What you need to do: Repeat every line of the data exactly, but not the pictures.

Data block:
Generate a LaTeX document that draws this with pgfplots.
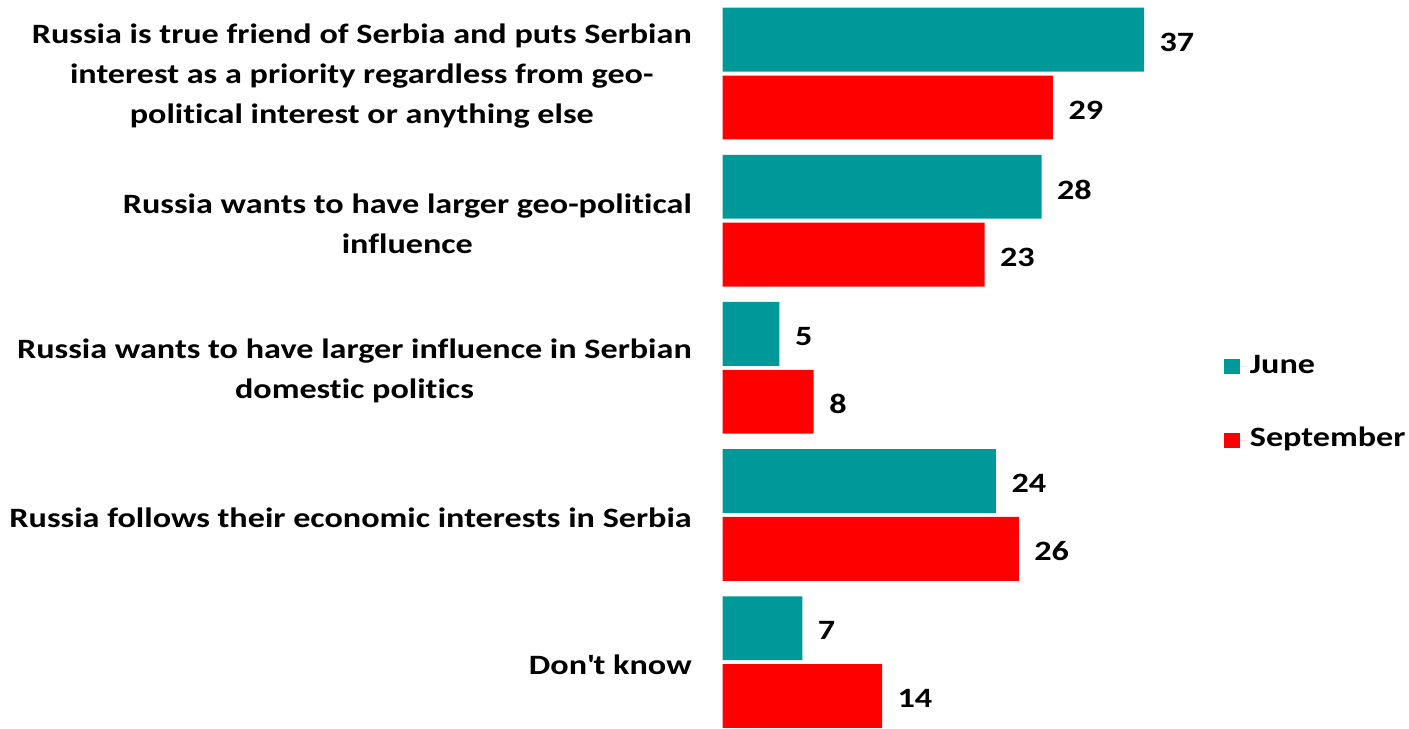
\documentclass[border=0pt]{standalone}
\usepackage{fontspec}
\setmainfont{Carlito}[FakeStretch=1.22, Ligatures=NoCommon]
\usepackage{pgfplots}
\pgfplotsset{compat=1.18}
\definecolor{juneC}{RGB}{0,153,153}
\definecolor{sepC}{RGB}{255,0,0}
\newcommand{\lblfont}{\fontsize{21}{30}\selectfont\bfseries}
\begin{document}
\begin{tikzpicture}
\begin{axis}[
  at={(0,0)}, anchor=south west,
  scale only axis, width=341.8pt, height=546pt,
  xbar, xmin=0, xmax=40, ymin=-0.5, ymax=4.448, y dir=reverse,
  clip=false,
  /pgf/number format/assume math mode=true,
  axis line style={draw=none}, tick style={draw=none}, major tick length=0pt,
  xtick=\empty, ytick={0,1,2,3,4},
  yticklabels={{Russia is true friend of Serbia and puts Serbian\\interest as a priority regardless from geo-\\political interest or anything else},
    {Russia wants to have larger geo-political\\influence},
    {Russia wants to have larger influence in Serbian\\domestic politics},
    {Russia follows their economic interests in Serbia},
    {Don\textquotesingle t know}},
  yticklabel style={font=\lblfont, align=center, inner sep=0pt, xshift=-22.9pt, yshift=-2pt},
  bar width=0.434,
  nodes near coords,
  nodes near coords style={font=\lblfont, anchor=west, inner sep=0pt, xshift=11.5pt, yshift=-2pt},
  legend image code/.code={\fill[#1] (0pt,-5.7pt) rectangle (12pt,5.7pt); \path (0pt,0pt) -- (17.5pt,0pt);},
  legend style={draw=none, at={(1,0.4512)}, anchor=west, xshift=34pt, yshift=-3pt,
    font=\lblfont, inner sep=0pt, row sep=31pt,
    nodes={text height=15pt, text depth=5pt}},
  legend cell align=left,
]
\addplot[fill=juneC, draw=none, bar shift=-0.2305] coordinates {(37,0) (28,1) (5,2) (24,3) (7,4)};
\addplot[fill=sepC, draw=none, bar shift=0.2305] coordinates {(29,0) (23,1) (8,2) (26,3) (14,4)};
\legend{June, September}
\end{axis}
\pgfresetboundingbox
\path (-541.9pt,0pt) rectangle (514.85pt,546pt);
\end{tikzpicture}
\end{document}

Completed task:
Generate a LaTeX document that draws this with pgfplots.
\documentclass[border=0pt]{standalone}
\usepackage{fontspec}
\setmainfont{Carlito}[FakeStretch=1.22, Ligatures=NoCommon]
\usepackage{pgfplots}
\pgfplotsset{compat=1.18}
\definecolor{juneC}{RGB}{0,153,153}
\definecolor{sepC}{RGB}{255,0,0}
\newcommand{\lblfont}{\fontsize{21}{30}\selectfont\bfseries}
\begin{document}
\begin{tikzpicture}
\begin{axis}[
  at={(0,0)}, anchor=south west,
  scale only axis, width=341.8pt, height=546pt,
  xbar, xmin=0, xmax=40, ymin=-0.5, ymax=4.448, y dir=reverse,
  clip=false,
  /pgf/number format/assume math mode=true,
  axis line style={draw=none}, tick style={draw=none}, major tick length=0pt,
  xtick=\empty, ytick={0,1,2,3,4},
  yticklabels={{Russia is true friend of Serbia and puts Serbian\\interest as a priority regardless from geo-\\political interest or anything else},
    {Russia wants to have larger geo-political\\influence},
    {Russia wants to have larger influence in Serbian\\domestic politics},
    {Russia follows their economic interests in Serbia},
    {Don\textquotesingle t know}},
  yticklabel style={font=\lblfont, align=center, inner sep=0pt, xshift=-22.9pt, yshift=-2pt},
  bar width=0.434,
  nodes near coords,
  nodes near coords style={font=\lblfont, anchor=west, inner sep=0pt, xshift=11.5pt, yshift=-2pt},
  legend image code/.code={\fill[#1] (0pt,-5.7pt) rectangle (12pt,5.7pt); \path (0pt,0pt) -- (17.5pt,0pt);},
  legend style={draw=none, at={(1,0.4512)}, anchor=west, xshift=34pt, yshift=-3pt,
    font=\lblfont, inner sep=0pt, row sep=31pt,
    nodes={text height=15pt, text depth=5pt}},
  legend cell align=left,
]
\addplot[fill=juneC, draw=none, bar shift=-0.2305] coordinates {(37,0) (28,1) (5,2) (24,3) (7,4)};
\addplot[fill=sepC, draw=none, bar shift=0.2305] coordinates {(29,0) (23,1) (8,2) (26,3) (14,4)};
\legend{June, September}
\end{axis}
\pgfresetboundingbox
\path (-541.9pt,0pt) rectangle (514.85pt,546pt);
\end{tikzpicture}
\end{document}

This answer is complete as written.